The compelling narrative, seen through the eyes of the shaman, perfectly played by Nilbio Torres as a young man and later by Antonio Bolivar Salvador, comes across as a fascinating, complex character who progress along the river, storyline with some references, perhaps, to Apocalypse Now and Aguirre: Wrath of God, but with a unique and far more haunting and potent effect than either of these films,

Guerra’s combination of stunning imagery and apt story-telling creates a truly distinctive and compelling vision of a sadly lost world where the brutalities of imported religion and the morals-free commercial cruelty of the colonial rubber industry helped destroy the lives and the country of the original inhabitants.
Says Guerra (himself a Colombian) of his extraordinary story, “Before he can become a warrior a man has to leave everything behind and go into the jungle guided only by his dreams.
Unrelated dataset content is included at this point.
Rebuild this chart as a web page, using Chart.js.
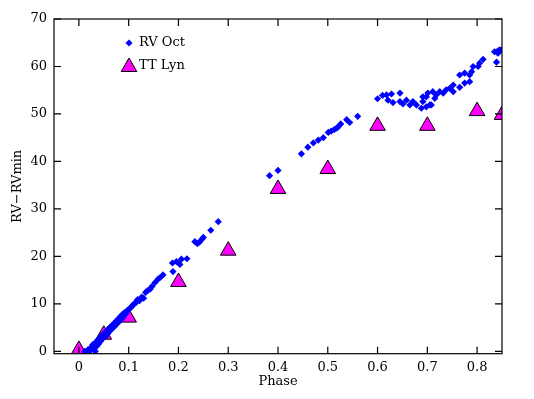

In that journey he has to discover completely alone, who he really is. Some get lost and never come back.”

Unlike those luckless Colombians, it will be eminently rewarding to return to see Embrace of the Serpent again.

Alan Frank

Colombia/Argentina/Venezuela 2016. UK Distributor: Peccadillo Pictures. Colour.
124 minutes. Widescreen. UK certificate: 12A.

Guidance ratings (out of 3): Sex/nudity 1, Violence/Horror 1, Drugs 2, Swearing 0.